Even the confident ones. Even the loud ones. Even the people who look like they’ve already got a full friendship group. Most of them are just as nervous as you are, just better at hiding it.
That’s probably the biggest truth about Freshers’ Week. Everyone’s in the same boat. It just doesn’t always look like it.
Then the social side kicks in.
This is where expectations and reality really start to drift apart.
There will be something happening every single night. Group chats blowing up. People knocking on doors saying “we’re going out in ten minutes.” You’ll feel like if you’re not involved, you’re missing something important.
So people say yes.
To everything.
Even when they’re exhausted. Even when they don’t actually want to go. Even when they’re three nights deep and running purely on caffeine and vibes.
This is how Freshers’ Week turns into a marathon.
One student described it as “a repetitive social loop where you meet 20 people a night and remember maybe three of them.” Another said they went out every night for four days straight and by day five “couldn’t even look at a queue without feeling tired.”

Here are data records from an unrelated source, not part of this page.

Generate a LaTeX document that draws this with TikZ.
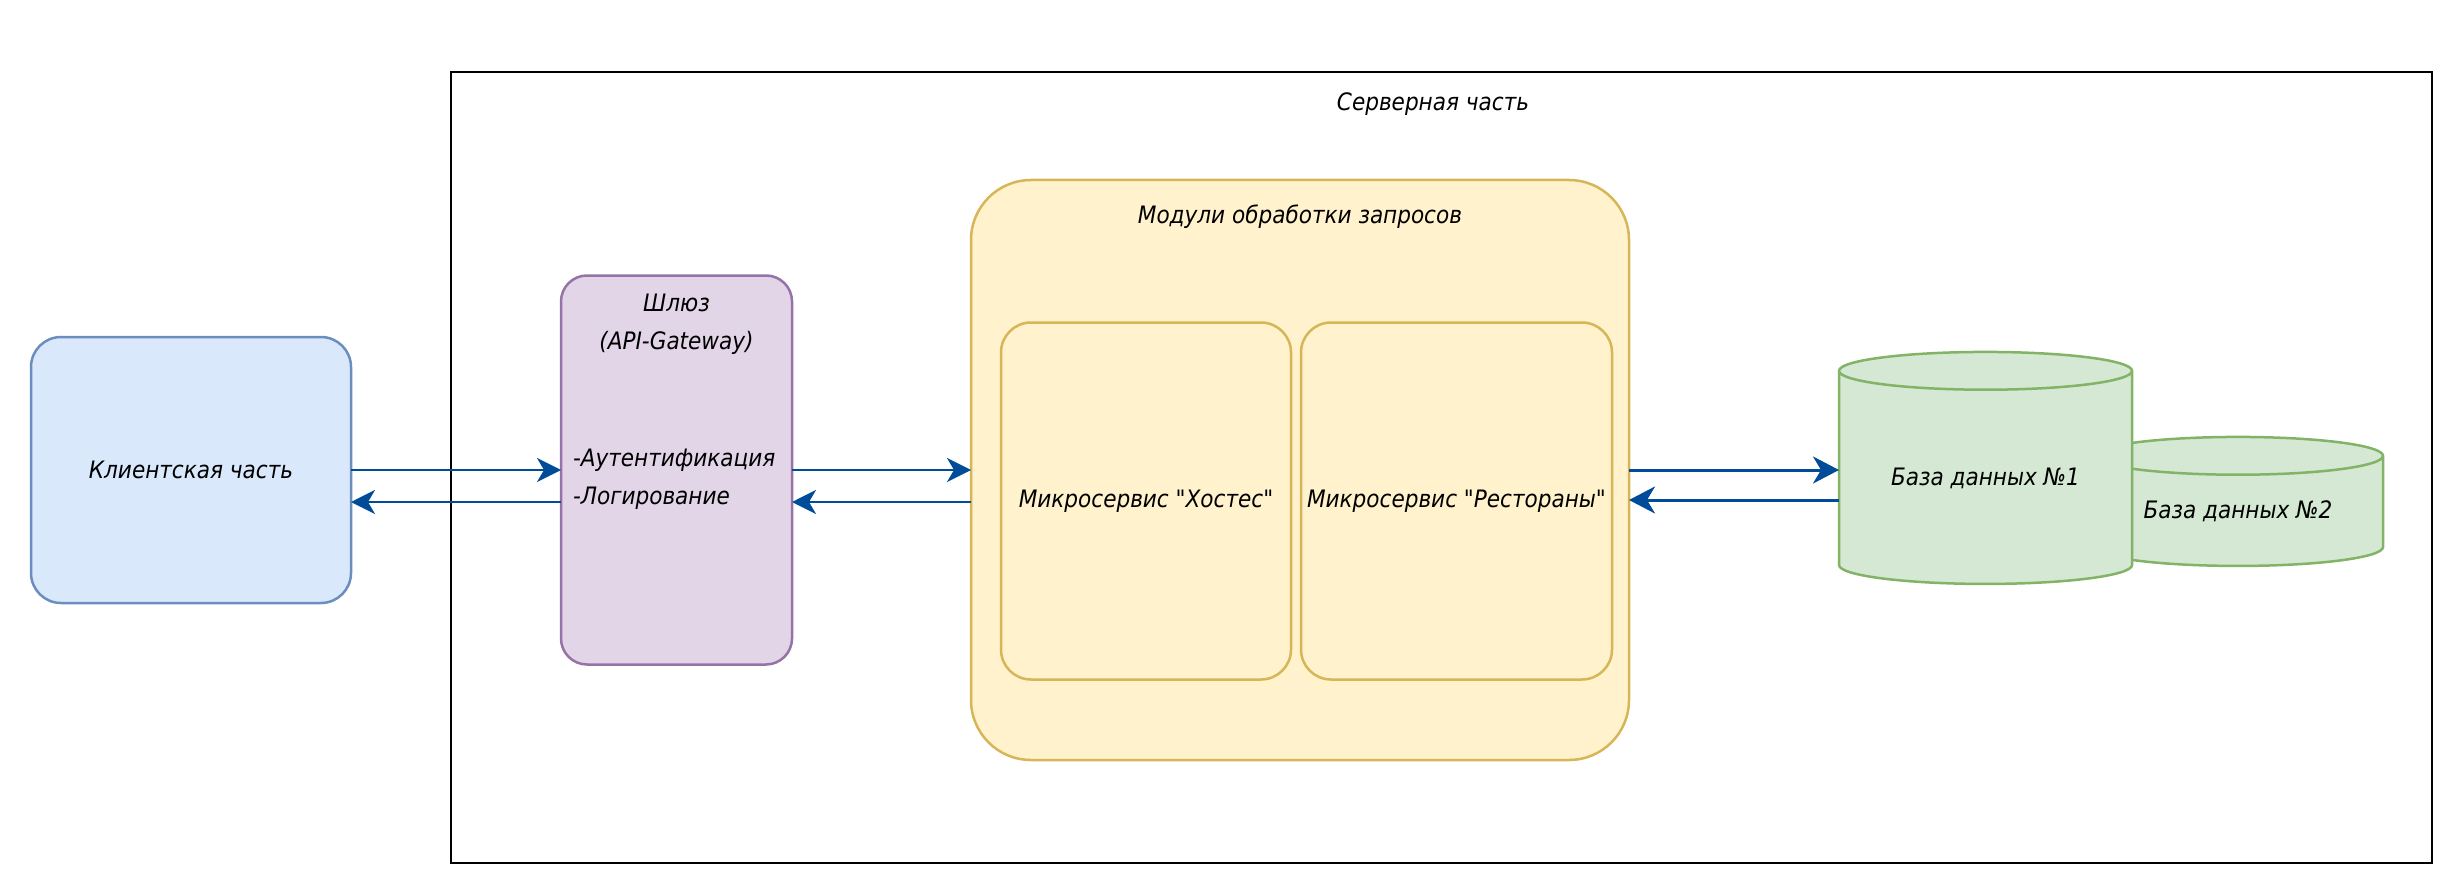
\documentclass[tikz,border=0pt]{standalone}
\usepackage{fontspec}
\newfontfamily\shrift{DejaVu Sans Condensed}[ItalicFont={* Oblique}]
\usetikzlibrary{positioning, shapes.geometric, arrows.meta}

\definecolor{klientfill}{HTML}{DAE8FC}
\definecolor{klientline}{HTML}{6C8EBF}
\definecolor{shlyuzfill}{HTML}{E1D5E7}
\definecolor{shlyuzline}{HTML}{9673A6}
\definecolor{modulfill}{HTML}{FFF2CC}
\definecolor{modulline}{HTML}{D6B656}
\definecolor{bazafill}{HTML}{D5E8D4}
\definecolor{bazaline}{HTML}{82B366}
\definecolor{strelka}{HTML}{004C99}

\begin{document}
\begin{tikzpicture}[
x=1pt, y=-1pt,
every node/.style={font=\fontsize{24pt}{38pt}\selectfont\shrift\itshape, inner sep=0pt, outer sep=0pt},
server/.style={rectangle, draw=black, line width=2pt, minimum width=1981pt, minimum height=791pt},
klient/.style={rectangle, rounded corners=30pt, draw=klientline, fill=klientfill, line width=2.5pt, minimum width=320pt, minimum height=266pt},
shlyuz/.style={rectangle, rounded corners=26pt, draw=shlyuzline, fill=shlyuzfill, line width=2.5pt, minimum width=231pt, minimum height=389pt},
modul/.style={rectangle, rounded corners=60pt, draw=modulline, fill=modulfill, line width=2.5pt, minimum width=658pt, minimum height=580pt},
servis/.style={rectangle, rounded corners=30pt, draw=modulline, fill=modulfill, line width=2.5pt, minimum height=357pt},
baza/.style={cylinder, shape border rotate=90, aspect=0.2, draw=bazaline, fill=bazafill, line width=2.5pt},
strel/.style={draw=strelka, line width=2.3pt, -{Stealth[length=24pt, width=24pt, inset=7pt]}},
strelb/.style={draw=strelka, line width=3pt, -{Stealth[length=26pt, width=27pt, inset=8pt]}}
]
\useasboundingbox (0,0) rectangle (2463,896);
%Nodes
\node[server]	(server)		at (1441.5,467.5)		{};
\node			(server_t)		at (1433,104)			{Серверная часть};
\node[klient]	(klient)		at (191,470)			{Клиентская часть};
\node[shlyuz]	(shlyuz)		[right= 210pt of klient]	{};
\node			(shlyuz_t)		at (676.5,324)			[align=center]	{Шлюз\\(API-Gateway)};
\node			(shlyuz_f)		at (573,479)			[anchor=west, align=left]	{-Аутентификация\\-Логирование};
\node[modul]	(moduli)		[right= 179pt of shlyuz]	{};
\node			(moduli_t)		at (1300,217)			{Модули обработки запросов};
\node[servis]	(hostes)		at (1146,501)			[minimum width=290pt]	{Микросервис "Хостес"};
\node[servis]	(restorany)		[right= 10pt of hostes, minimum width=311pt]	{Микросервис "Рестораны"};
\node[baza]		(baza2)			at (2238,511.5)			[minimum width=290pt, minimum height=129pt]	{База данных №2};
\node[baza]		(baza1)			[right= 210pt of moduli, yshift=-8pt, minimum width=293pt, minimum height=232pt]	{База данных №1};
\coordinate		(m_vyh)			at ([yshift=-30pt]moduli.east);

%Lines
\draw[strel] (klient.east)					--	(shlyuz.west);
\draw[strel] ([yshift=-32pt]shlyuz.west)	--	([yshift=-32pt]klient.east);
\draw[strel] (shlyuz.east)					--	(moduli.west);
\draw[strel] ([yshift=-32pt]moduli.west)	--	([yshift=-32pt]shlyuz.east);
\draw[strelb] (moduli.east)					--	(moduli.east -| baza1.west);
\draw[strelb] (m_vyh -| baza1.west)			--	(m_vyh);

\end{tikzpicture}
\end{document}
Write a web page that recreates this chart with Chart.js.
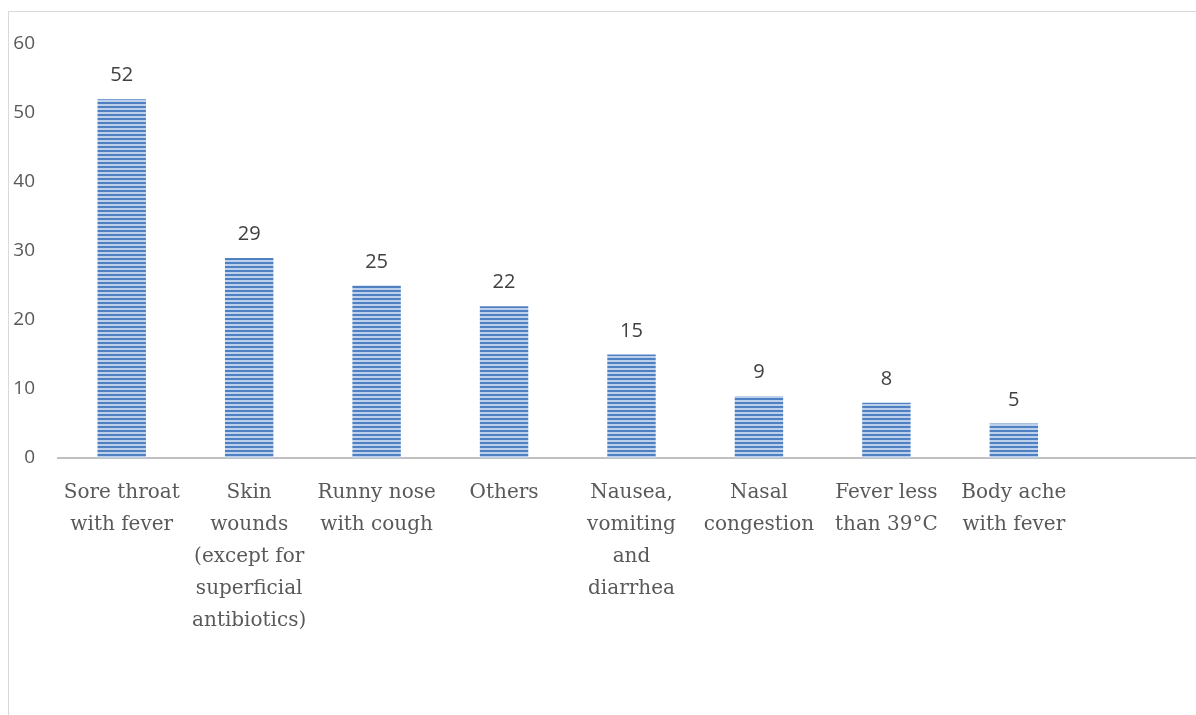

And this is where the first real bit of advice comes in, the kind students always say afterwards: pace yourself.
You genuinely don’t need to go to everything. Missing one night won’t ruin your uni experience. Missing three won’t either. In fact, most people quietly take nights off and don’t announce it. They just disappear, recharge, and come back actually enjoying themselves again.
Because Freshers’ Week has a hidden side effect no one talks about enough. Exhaustion.
You’re meeting loads of people, constantly talking, staying up late, probably not eating properly, maybe drinking more than usual, and trying to process a completely new environment at the same time. It’s a lot.
This is also why “Freshers’ flu” is practically a rite of passage. It’s not just a myth. It’s what happens when your body says, “yeah, we’re going to need a minute.”
Some students swear by taking one chill day halfway through the week just to reset. Others learn the hard way after waking up with no voice, a headache, and a timetable they forgot to check.
And speaking of timetables…
Freshers’ Week isn’t just social. There’s a practical side too, and it’s surprisingly important.
Somewhere between the nights out and the free pizza, you’re meant to figure out where your lectures are, register with a GP, understand your timetable, maybe even locate the laundry room before it becomes a crisis.
These things sound boring, but future-you will be incredibly grateful you did them early instead of panic-Googling “where is building C” ten minutes before your first lecture.
Then there’s the Freshers’ Fair.
This is where things get chaotic in a different way.
Picture a huge space filled with stalls, music, flyers, people shouting about societies you’ve never heard of, and free stuff everywhere. You go in thinking you’ll “just have a quick look” and come out an hour later with tote bags, vouchers, and a vague memory of signing up to three societies you don’t fully remember.
But it’s actually one of the best parts of the week.
Because this is where you start to move beyond just your flat. You meet people with shared interests, not just shared kitchens. And that’s usually where the more lasting friendships start forming.
One student put it well: “Your flatmates are your starting point, not your whole story.”
And that’s important to remember.
There’s a lot of pressure during Freshers’ Week to find your people instantly. To meet your best friends in the first few days and lock in your uni experience straight away.
But that’s not how it works for most people.
Some friendships click quickly. Some take weeks. Some come from random group projects months later. Freshers’ Week is just the introduction, not the full cast.
Money is another reality check that hits early.
Freshers’ Week has a way of making spending feel casual. Tickets, drinks, takeaways, “quick” trips to the shop. It adds up fast. One minute you feel fine, the next you’re checking your banking app wondering how you’ve spent £100 and still need groceries.
A lot of students say this is where they wish they’d set even a loose budget. Not anything strict, just enough awareness to stop the classic “spent half my loan in week one” situation.
Free events become very appealing very quickly after that.
And there are loads of them. Daytime socials, society tasters, film nights, coffee meet-ups, campus tours. Freshers’ Week isn’t all about drinking, even if it sometimes looks that way online.
In fact, a lot of students say their best memories came from the quieter moments. Cooking with flatmates for the first time. Late-night chats in the kitchen. Walking around a new city with no real plan. Sitting on someone’s floor talking about everything and nothing.
Those are the moments that feel real.
Not the ones that look the best on Instagram.
There are also moments that feel less great.
Homesickness can hit randomly. You might have a moment where everything feels a bit too new, a bit too much. That’s normal. A lot more normal than people admit.
Some students absolutely love Freshers’ Week. Others feel underwhelmed. Some just feel tired and slightly confused.
All of those experiences are valid.
One graduate put it bluntly: “Freshers’ Week is sold as the best week of your life. It’s not. And that’s fine.”
Because the biggest mistake you can make is putting too much pressure on it.
If you expect it to be perfect, every small awkward moment feels bigger. Every quiet night feels like you’re “missing out.” Every slightly off interaction feels like it matters more than it does.
It doesn’t.
Freshers’ Week is just the beginning.
The best way to approach it is to treat it like that. An introduction. A warm-up. A slightly chaotic first chapter.
Go to things that interest you. Try new stuff, but don’t force it. Talk to people, even when it feels awkward. Keep your door open. Say yes sometimes, say no when you need to. Eat something that isn’t beige occasionally. Keep an eye on your spending. And don’t feel like you need to reinvent yourself overnight.
Because you don’t.
If you love it, great. If you don’t, that’s completely normal too.
University isn’t one week.
It’s everything that comes after it.
And that’s where things actually start to get good.